In another instance, two officials who joined the Department of Labor were direct recruits from Washington's lobbyist circle. According to the investigation, before joining the White House, the two officials were opponents of Obama's labor policies, including the fiduciary rule, which stipulated that financial advisers had to act in the best interest of their clients when providing retirement advice.
Determining whether the White House violated its own ethics rules by hiring lobbyists is a murky area, however, because the investigation also found the Trump administration had secretly been issuing waivers to the rules it first introduced in a stated effort to increase transparency.
Trump signed an executive order in January eliminating an Obama rule mandating that lobbyists could not accept jobs in federal agencies they had lobbied. Trump's elimination of that rule blurred ethical standards for at least 4,000 executive hires, the investigation by The Times and ProPublica found.
Examining the degree to which ethical misconduct may have occurred is next to impossible now, according to Walter M. Shaub Jr., the director of the Office of Government Ethics.
Though the Obama administration also issued ethical waivers, it did so under a narrow set of circumstances. Those waivers also had to be disclosed for public inspection. Now that it is no longer required to disclose waivers, Shaub told The Times that "there's no transparency, and I have no idea how many waivers have been issued."
Other ethical landmines
While it is not uncommon for lobbyists to become government officials — the Obama administration had 65 former lobbyists on its payroll at one point — Trump's critics have repeatedly scrutinized the current administration's overall lack of transparency and its ethical conduct.
On Friday, for example, the White House announced that it would not release its visitor logs and that they would be kept secret for five years after Trump leaves the White House. The move, which drew instant backlash from government-accountability advocates across the country, means the White House will not be releasing information about bankers, lobbyists, or other officials who may visit the grounds in an effort to influence government policy.
Trump has also refused to release his tax returns since he launched his presidential campaign, saying he cannot disclose them because they are under audit.

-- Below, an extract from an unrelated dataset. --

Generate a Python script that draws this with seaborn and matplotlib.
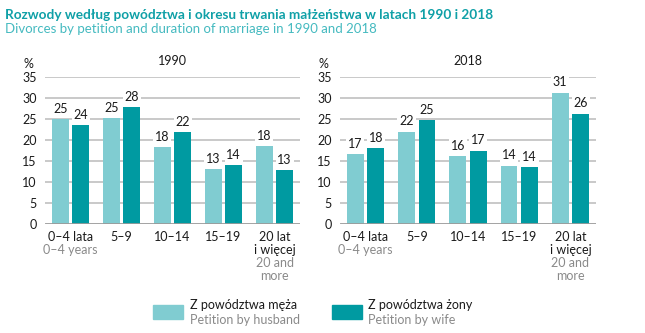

The IRS said during the campaign that Trump had the freedom to release his tax returns, regardless of whether he was under audit.
After thousands protested in cities across the US on Saturday calling for the president to release his tax returns, Trump tweeted his response on Sunday that "the election is over!"
The president ignited numerous ethical controversies with his initial staff appointments, including his decision to make his son-in-law, Jared Kushner, a senior adviser. Since assuming his role, Kushner has steadily gained influence in his father-in-law's inner circle and taken on more responsibility, including visiting Iraq and meeting with the Iraqi prime minister before Secretary of State Rex Tillerson did.
The White House also recently announced that Kushner would be head of the new White House Office of American Innovation, which will aim to use business tactics to overhaul the federal government.
In late March, it was announced that Trump's daughter Ivanka, who is Kushner's wife, would be assuming a "voluntary" role in her father's administration and would function as Trump's "eyes and ears" in the White House. She also received security clearance and an office in the West Wing.
After swift backlash against the opacity of Ivanka's new role and the conflicts of interest raised by her assuming a White House position while maintaining ownership of her namesake fashion brand, it was announced that her employment would no longer be voluntary and that she would be subject to the same ethics rules imposed on other federal employees. Her new position is that of an unpaid adviser.